Not all were "float planes." The two I took on "tourist" flights were land based and out of small airports, probably on Unicom frequencies. Again, they were small Cessna type aircraft (6 seaters), so I would agree that they probably did not have TCAS. And, neither flew above 10,000 ft, although one came close to it, flying to within 1000 yards of Denali's south peak, about half way up. But, every 5 minutes or so, the pilot would make a broadcast announcement on the frequency he was on, indicating where he was and what he was doing. I also heard similar broadcast transmissions from other pilots, doing the same.
 
I don't know what the issue is. One of the outfits that lost one of the floatplanes at Ketchikan last week, lost another one on Wednesday, I believe. Don't know what the problem was, it was upside down attached to a rescue vessel. Fatalities.

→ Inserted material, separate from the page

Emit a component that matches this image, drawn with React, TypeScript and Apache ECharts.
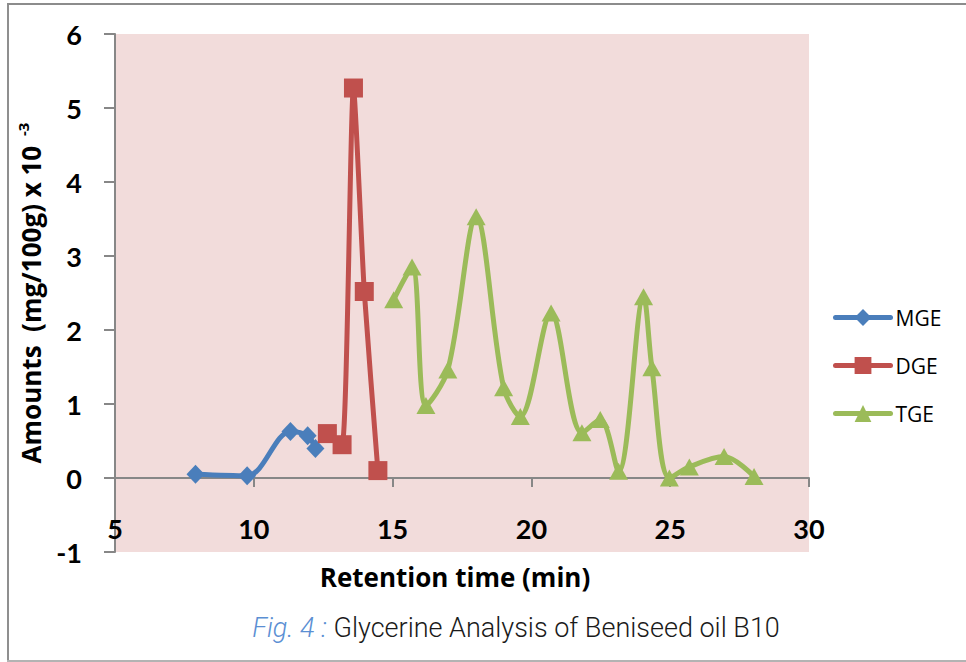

I don't want to throw stones and these guys may be the best of the best, The airlines are sucking up a lot of low time pilots, I don't know how qualified some of these charter pilots are.
 
Thanks for all the replies, good to know that the TCAS system exists.
I was wondering how "it decides" to advise one plane to climb, and the other to descend, or one to turn right or left in a potential collision situation. Hope there is no electronic roulette wheel in the decision making process?

Ed.
 
Thanks for all the replies, good to know that the TCAS system exists.
I was wondering how "it decides" to advise one plane to climb, and the other to descend, or one to turn right or left in a potential collision situation. Hope there is no electronic roulette wheel in the decision making process?

Ed.

The TCAS does indeed talk to each other so they don't give conflicting commands. They only give vertical commands too, no turning.